Of course, there’s a few bones thrown to the Van Winkle fanbase. Details about Julian’s private stash of whiskey are astounding and obviously enviable. “We had some white dog right off the Stitzel-Weller still [from] sometime in the 1970s and it was smoother than some bourbons today that go for crazy expensive prices,” Thompson tells InsideHook.

You should also know that Julian drinks his whiskey on the rocks with a twist; when his adult son Preston ordered it that way in a trendy New York bar, the snooty bartender called him out on it. (And when Julian’s not drinking ultra-rare whiskey? It’s vodka tonics; let that trivia sink in, drinks nerds.)

Pappy Van Winkle
Pictured: The cult legacy of Pappy Van Winkle (circa 2014)
Marvin Joseph/The Washington Post via Getty Images

Still, you can enjoy this as simply a well-written Van Winkle biography.
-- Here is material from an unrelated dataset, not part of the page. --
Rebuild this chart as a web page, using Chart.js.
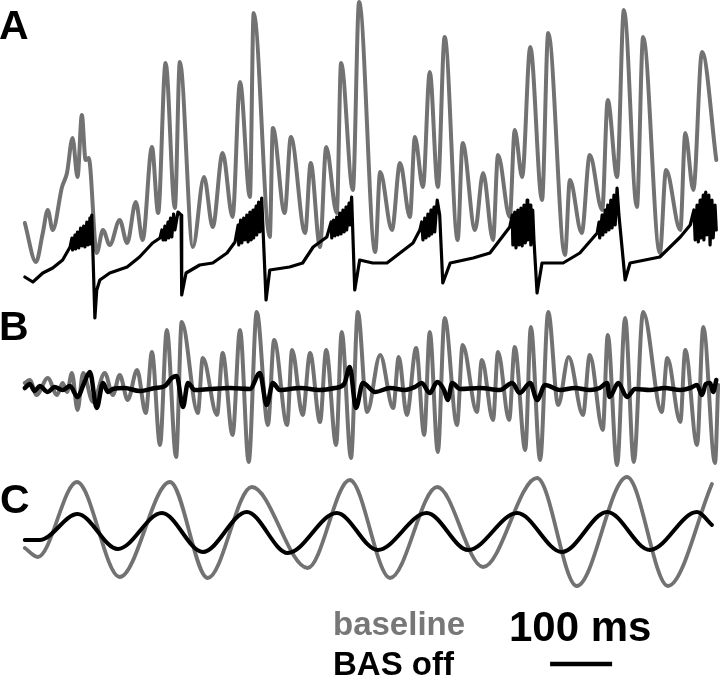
<!DOCTYPE html>
<html>
<head>
<meta charset="utf-8">
<script src="https://cdn.jsdelivr.net/npm/chart.js@4/dist/chart.umd.min.js"></script>
<style>
    body { margin: 0; background: #fff; }
    #wrap { position: relative; width: 720px; height: 681px; overflow: hidden; }
    #chartTraces { position: absolute; left: 0; top: 0; }
    .lbl { position: absolute; font-family: "Liberation Sans", Arial, sans-serif; font-weight: bold; white-space: nowrap; }
</style>
</head>
<body>
<div id="wrap">
    <canvas id="chartTraces" width="720" height="681"></canvas>
    <div class="lbl" style="left:-1px;top:5px;font-size:41px;line-height:41px;">A</div>
    <div class="lbl" style="left:-1px;top:306px;font-size:41px;line-height:41px;">B</div>
    <div class="lbl" style="left:0px;top:479px;font-size:41px;line-height:41px;">C</div>
    <div class="lbl" style="left:333px;top:607px;font-size:33px;line-height:33px;color:#777;">baseline</div>
    <div class="lbl" style="left:333px;top:647px;font-size:33px;line-height:33px;color:#000;">BAS off</div>
    <div class="lbl" style="left:509px;top:606px;font-size:42px;line-height:42px;color:#000;">100 ms</div>
</div>
<script>
// time in ms, amplitude in arbitrary units

// A: raw trace
var aBaseT = [0,18,29,37,45,60,68,77,85,92,98,103,116,126,137,153,165,179,190,205,215,227,242,250,271,289,303,319,335,347,363,369,395,400,419,429,452,461,476,486,503,510,529,539,565,573,592,605,621,629,642,653,666,677,698,706,726,739,755,763,782,790,802,815,834,844,871,879,898,911,931,940,955,966,987,997,1024,1034,1057,1065,1078,1092,1115];
var aBaseV = [47,8,37,60,40,83,97,132,93,155,110,112,17,40,25,50,27,68,30,123,57,207,62,208,23,93,43,117,53,188,73,257,33,142,57,133,37,107,23,123,57,207,80,268,18,98,40,107,53,133,83,198,83,233,30,127,40,97,30,115,53,140,93,223,70,237,15,90,37,115,60,170,93,260,63,233,17,100,40,137,80,218,110];

var aOffT = [0,13,29,45,61,73,
    76,77,81,82,85,87,90,92,95,97,100,102,105,106,108,
    113,116,121,137,165,185,206,218,
    221,223,226,227,231,232,235,237,240,242,247,252,
    253,260,282,303,326,339,
    344,345,348,350,353,355,358,360,363,365,368,369,373,374,377,379,382,
    389,395,427,448,465,487,
    494,495,498,500,503,505,508,510,513,515,518,519,523,524,527,
    532,540,561,584,605,626,637,
    640,642,645,647,650,652,655,656,660,661,665,669,
    674,686,723,750,766,782,
    786,787,790,792,795,797,800,802,805,807,810,811,815,816,819,821,
    826,834,868,895,923,
    926,927,931,932,936,937,940,942,945,947,950,952,955,958,
    968,976,1024,1057,1073,
    1079,1081,1084,1086,1089,1090,1094,1095,1098,1100,1103,1105,1108,1110,1113,1115];
var aOffV = [-7,-12,-3,2,10,23,
    32,20,35,21,38,22,42,24,44,23,48,25,52,26,55,
    -48,-20,-10,-3,3,13,27,32,
    40,30,44,30,48,32,52,33,56,40,58,55,
    -25,-3,5,7,17,28,
    45,25,50,27,52,30,55,28,58,30,60,32,64,35,68,38,72,
    -30,0,3,7,23,33,
    48,32,50,34,53,35,57,36,60,38,63,40,67,45,73,
    -20,10,7,7,17,27,40,
    48,30,52,32,56,34,60,36,63,38,70,55,
    -13,7,12,17,30,43,
    55,25,58,22,60,25,62,24,65,27,70,30,65,25,60,30,
    -23,7,7,17,37,
    48,32,55,35,60,38,65,40,70,42,75,45,82,55,
    -10,7,13,33,45,
    60,30,65,28,70,32,75,30,78,35,75,25,70,32,65,40];

// B: fast band
var bBaseT = [0,8,19,37,52,61,68,76,85,94,110,129,142,153,166,181,195,205,218,229,244,253,279,287,310,319,335,347,361,374,392,402,423,431,448,460,476,486,502,511,526,537,552,573,594,603,616,631,644,653,666,677,697,706,729,737,755,763,781,790,807,816,831,844,860,877,900,911,932,940,955,968,982,997,1027,1036,1057,1065,1084,1094,1113,1118];
var bBaseV = [7,10,-5,12,-5,7,-2,17,-20,17,-12,17,-5,15,-10,20,-23,38,-55,60,-67,68,-23,32,-25,37,-45,60,-72,78,-35,50,-35,40,-25,37,-32,40,-55,58,-68,78,-22,35,-18,33,-25,42,-45,58,-62,72,-35,45,-22,30,-30,38,-30,43,-60,63,-70,78,-15,33,-25,35,-40,55,-75,72,-72,78,-22,32,-32,40,-55,63,-73,5];

var bOffT = [0,8,16,24,37,48,61,73,85,95,105,116,126,134,142,161,185,210,226,237,245,255,263,274,298,331,363,379,390,400,411,444,476,500,515,524,534,545,565,589,613,629,640,653,665,676,682,689,702,734,766,786,798,815,826,839,863,887,911,927,939,943,957,971,984,1008,1032,1057,1073,1084,1092,1098,1105,1110,1115];
var bOffV = [2,6,-1,4,-2,3,0,4,-7,6,18,-18,7,-2,1,2,-1,2,4,12,14,-17,7,0,1,2,1,17,-15,7,0,2,0,2,6,23,-18,7,-2,2,0,3,7,-3,8,0,-10,7,1,2,0,7,-3,7,-10,5,0,2,0,2,7,-7,7,-7,1,0,2,0,2,5,-5,6,7,-2,10];

// C: slow band
var cBaseT = [0,21,84,153,234,295,366,456,524,589,665,739,826,890,971,1037,1108];
var cBaseV = [-16,-25,50,-45,50,-46,45,-36,52,-46,45,-35,54,-54,55,-54,48];

var cOffT = [0,24,85,150,221,287,358,424,503,569,648,715,794,866,939,1008,1084,1108];
var cOffV = [-8,-8,18,-17,19,-20,20,-21,19,-18,19,-18,19,-20,20,-18,20,7];

// 100 ms scale bar
var barT = [847, 947];
var barV = [-132, -132];

var GRAY = '#727272';

function pts(t, v) {
    if (t.length != v.length) {
        console.error('length mismatch', t.length, v.length);
    }
    var out = [];
    for (var i = 0; i < t.length; i++) {
        out.push({ x: t[i], y: v[i] });
    }
    return out;
}

function trace(t, v, color, width, axis, smooth, order) {
    return {
        data: pts(t, v),
        borderColor: color,
        borderWidth: width,
        pointRadius: 0,
        fill: false,
        yAxisID: axis,
        cubicInterpolationMode: smooth ? 'monotone' : 'default',
        tension: 0,
        borderJoinStyle: 'round',
        borderCapStyle: 'round',
        clip: false,
        order: order
    };
}

var ctx = document.getElementById('chartTraces').getContext('2d');

var tracesChart = new Chart(ctx, {
    type: 'line',
    data: {
        datasets: [
            trace(aOffT, aOffV, '#000', 3.2, 'yA', false, 0),
            trace(aBaseT, aBaseV, GRAY, 4, 'yA', true, 1),
            trace(bOffT, bOffV, '#000', 4.5, 'yB', true, 0),
            trace(bBaseT, bBaseV, GRAY, 4, 'yB', true, 1),
            trace(cOffT, cOffV, '#000', 4, 'yC', true, 0),
            trace(cBaseT, cBaseV, GRAY, 3.8, 'yC', true, 1),
            {
                data: pts(barT, barV),
                borderColor: '#000',
                borderWidth: 4.5,
                pointRadius: 0,
                yAxisID: 'yC',
                borderCapStyle: 'butt',
                clip: false,
                order: 0
            }
        ]
    },
    options: {
        responsive: false,
        animation: false,
        events: [],
        layout: { padding: 0 },
        plugins: {
            legend: { display: false },
            tooltip: { enabled: false }
        },
        scales: {
            x: { type: 'linear', min: -40, max: 1121, display: false },
            yA: { type: 'linear', min: -411, max: 270, display: false },
            yB: { type: 'linear', min: -291, max: 390, display: false },
            yC: { type: 'linear', min: -149, max: 532, display: false }
        }
    }
});
</script>
</body>
</html>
Thompson lays out the case for Julian’s late-blooming success rather succinctly: “Julian has risen to the top of this boom because he’s a five-tool bourbon player: he’s got the most famous last name in a brand-obsessed world; he has a whiskey built on the famed and scarce Stitzel-Weller juice; and he has an organic connection to his juice, which seems unremarkable but is quite rare; and while those three would be enough to carve out a living, he’s also got his grandfather’s connoisseurship and is a living extension of his mythology.”
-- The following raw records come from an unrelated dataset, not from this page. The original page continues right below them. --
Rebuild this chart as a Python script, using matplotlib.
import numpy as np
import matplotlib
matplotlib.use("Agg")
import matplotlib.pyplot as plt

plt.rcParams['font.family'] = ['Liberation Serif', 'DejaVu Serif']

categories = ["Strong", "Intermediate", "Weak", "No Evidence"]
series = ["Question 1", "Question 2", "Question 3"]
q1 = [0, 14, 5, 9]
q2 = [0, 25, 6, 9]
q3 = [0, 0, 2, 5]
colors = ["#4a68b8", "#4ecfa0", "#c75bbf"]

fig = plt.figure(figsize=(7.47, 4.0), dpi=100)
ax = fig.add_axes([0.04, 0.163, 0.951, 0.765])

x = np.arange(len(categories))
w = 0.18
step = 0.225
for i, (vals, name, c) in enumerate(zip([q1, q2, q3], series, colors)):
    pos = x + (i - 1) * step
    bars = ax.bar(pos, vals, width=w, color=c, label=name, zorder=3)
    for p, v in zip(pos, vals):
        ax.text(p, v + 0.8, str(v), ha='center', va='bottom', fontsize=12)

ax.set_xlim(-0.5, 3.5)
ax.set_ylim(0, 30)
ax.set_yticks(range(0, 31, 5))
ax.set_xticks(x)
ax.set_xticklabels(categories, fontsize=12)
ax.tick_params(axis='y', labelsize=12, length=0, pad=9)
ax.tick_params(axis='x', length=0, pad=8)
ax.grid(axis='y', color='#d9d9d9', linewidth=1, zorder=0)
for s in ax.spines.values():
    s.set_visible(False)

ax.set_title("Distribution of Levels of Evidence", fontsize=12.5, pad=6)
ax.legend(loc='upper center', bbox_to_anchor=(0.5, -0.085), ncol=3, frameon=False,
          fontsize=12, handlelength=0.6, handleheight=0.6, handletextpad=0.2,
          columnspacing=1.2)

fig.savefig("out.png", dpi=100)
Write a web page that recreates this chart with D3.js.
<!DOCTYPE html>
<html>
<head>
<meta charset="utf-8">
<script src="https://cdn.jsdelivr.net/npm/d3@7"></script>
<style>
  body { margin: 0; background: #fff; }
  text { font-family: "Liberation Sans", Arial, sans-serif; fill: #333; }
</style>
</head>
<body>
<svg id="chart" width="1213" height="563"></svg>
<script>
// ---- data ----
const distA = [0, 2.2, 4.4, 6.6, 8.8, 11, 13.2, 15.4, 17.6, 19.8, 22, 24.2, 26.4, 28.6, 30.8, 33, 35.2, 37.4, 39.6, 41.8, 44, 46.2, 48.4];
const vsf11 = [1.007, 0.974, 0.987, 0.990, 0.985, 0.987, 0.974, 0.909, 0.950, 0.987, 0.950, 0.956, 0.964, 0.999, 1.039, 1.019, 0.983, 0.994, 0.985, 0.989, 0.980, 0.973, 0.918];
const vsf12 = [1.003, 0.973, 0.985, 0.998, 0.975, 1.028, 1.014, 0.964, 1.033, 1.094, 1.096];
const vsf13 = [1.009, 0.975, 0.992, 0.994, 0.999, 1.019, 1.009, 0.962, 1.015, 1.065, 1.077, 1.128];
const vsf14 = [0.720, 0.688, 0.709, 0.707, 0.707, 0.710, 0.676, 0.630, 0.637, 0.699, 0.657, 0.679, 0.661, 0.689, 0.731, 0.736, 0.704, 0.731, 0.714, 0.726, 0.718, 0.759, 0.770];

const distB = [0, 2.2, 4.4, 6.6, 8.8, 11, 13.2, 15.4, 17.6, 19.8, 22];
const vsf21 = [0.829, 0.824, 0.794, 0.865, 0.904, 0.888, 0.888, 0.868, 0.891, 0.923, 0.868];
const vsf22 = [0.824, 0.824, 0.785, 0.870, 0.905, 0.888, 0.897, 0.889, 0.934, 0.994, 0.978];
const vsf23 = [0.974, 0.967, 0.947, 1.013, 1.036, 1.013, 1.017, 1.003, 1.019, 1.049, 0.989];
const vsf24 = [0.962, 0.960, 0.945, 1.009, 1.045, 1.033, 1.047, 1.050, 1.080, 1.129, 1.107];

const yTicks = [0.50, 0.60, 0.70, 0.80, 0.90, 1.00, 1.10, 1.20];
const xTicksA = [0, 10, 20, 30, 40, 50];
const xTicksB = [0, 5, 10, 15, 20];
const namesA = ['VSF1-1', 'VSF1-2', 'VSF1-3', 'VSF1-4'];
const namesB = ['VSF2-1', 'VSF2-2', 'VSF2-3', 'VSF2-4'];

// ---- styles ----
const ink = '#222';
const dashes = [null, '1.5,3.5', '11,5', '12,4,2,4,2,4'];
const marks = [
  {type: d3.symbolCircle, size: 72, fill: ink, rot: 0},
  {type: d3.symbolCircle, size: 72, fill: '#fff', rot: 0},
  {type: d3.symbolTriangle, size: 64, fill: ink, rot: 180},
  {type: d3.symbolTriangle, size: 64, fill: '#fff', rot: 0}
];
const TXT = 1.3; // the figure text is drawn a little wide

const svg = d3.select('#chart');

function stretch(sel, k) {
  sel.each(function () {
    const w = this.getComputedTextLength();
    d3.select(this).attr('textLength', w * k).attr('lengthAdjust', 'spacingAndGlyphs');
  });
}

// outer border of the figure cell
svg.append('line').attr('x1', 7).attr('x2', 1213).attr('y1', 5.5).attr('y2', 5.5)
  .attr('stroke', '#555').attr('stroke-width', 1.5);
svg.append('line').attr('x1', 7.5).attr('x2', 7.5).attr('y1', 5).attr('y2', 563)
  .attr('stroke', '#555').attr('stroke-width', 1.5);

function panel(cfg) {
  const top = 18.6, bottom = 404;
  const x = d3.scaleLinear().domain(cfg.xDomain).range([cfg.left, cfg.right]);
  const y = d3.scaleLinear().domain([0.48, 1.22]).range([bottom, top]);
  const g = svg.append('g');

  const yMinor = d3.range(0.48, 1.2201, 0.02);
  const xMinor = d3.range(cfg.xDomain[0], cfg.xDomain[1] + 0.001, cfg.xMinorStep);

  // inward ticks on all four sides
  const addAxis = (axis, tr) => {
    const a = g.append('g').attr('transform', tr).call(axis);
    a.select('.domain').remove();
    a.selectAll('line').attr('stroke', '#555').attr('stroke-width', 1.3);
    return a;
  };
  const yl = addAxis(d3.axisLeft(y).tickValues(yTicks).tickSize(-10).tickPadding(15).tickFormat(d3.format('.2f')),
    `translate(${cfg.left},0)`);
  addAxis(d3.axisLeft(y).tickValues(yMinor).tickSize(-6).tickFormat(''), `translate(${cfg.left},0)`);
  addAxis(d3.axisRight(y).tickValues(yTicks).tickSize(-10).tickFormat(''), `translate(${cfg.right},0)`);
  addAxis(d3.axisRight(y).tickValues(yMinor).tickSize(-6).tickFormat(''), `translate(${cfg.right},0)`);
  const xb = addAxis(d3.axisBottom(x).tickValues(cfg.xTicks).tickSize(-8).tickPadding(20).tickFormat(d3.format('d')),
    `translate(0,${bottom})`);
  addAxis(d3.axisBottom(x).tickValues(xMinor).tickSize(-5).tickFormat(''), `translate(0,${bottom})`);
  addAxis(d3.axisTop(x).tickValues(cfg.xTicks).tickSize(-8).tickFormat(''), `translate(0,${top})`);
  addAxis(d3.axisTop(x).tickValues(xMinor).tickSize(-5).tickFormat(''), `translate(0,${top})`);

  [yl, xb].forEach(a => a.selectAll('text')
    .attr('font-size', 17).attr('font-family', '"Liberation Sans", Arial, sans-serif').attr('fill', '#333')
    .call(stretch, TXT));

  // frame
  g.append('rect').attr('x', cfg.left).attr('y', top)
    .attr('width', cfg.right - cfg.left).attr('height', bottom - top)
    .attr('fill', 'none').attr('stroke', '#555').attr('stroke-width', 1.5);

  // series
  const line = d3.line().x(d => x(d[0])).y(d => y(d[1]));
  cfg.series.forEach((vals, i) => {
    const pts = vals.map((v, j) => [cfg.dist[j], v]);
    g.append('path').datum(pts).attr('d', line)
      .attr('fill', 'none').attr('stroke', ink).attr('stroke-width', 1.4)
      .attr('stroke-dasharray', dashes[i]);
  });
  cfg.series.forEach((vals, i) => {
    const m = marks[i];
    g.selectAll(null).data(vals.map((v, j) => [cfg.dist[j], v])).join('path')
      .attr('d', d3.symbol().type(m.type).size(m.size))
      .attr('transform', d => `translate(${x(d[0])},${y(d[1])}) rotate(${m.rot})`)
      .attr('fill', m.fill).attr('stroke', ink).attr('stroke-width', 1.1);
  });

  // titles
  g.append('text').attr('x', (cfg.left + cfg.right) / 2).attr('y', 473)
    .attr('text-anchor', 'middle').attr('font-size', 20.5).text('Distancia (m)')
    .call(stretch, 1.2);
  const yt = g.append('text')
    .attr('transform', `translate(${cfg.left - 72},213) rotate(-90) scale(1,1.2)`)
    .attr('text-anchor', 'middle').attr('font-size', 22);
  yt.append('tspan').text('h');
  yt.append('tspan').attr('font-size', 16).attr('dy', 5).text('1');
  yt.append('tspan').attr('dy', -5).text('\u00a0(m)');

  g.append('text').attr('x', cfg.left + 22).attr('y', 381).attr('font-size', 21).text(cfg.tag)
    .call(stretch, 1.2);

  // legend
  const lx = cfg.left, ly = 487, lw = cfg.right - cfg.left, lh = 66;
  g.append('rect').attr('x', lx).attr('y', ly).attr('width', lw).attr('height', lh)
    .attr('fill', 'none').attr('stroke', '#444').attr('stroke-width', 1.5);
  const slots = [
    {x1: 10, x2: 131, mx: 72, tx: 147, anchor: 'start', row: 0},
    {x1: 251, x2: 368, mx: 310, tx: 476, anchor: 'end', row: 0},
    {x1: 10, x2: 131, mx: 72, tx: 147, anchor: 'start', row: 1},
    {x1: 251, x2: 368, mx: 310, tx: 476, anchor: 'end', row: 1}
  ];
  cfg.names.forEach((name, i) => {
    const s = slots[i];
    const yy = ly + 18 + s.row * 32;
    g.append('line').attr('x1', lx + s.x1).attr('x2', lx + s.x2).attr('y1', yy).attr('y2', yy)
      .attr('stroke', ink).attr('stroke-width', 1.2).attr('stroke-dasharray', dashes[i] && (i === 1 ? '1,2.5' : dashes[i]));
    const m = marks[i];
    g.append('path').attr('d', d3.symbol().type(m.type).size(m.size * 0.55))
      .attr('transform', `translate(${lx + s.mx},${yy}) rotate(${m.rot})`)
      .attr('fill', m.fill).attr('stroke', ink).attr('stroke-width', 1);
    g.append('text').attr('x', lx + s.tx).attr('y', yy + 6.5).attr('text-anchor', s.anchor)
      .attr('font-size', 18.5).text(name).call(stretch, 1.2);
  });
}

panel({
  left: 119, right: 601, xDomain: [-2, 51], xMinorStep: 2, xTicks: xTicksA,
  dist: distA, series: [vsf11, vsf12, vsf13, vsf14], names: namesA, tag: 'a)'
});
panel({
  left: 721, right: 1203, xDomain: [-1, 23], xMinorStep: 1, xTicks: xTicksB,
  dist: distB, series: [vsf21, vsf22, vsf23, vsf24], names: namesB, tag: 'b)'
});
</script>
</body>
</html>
While not always a linear narrative, there is a “goal” presented here: Julian and the author tasting the first Pappy 15 that isn’t crafted from the rare stocks of now-depleted hooch that built the family mythos (it’s now Buffalo Trace made and aged).

Often an essential trait needed to sell bourbon is the ability to artfully dodge a direct question about what’s in the bottle and how it got there.

From Pappyland

Thankfully, it shines. “I really love it,” Thompson tell us. “There was one barrel in particular we tasted, I think Number 107, that I’ll never forget.”

Earlier in the book, Thompson writes this about what bourbon is and what it evokes: “A past that might not be true but sure seems better than whatever present we’re living in.” Thankfully, at least in this story, evoking the past has created something memorable in the here and now.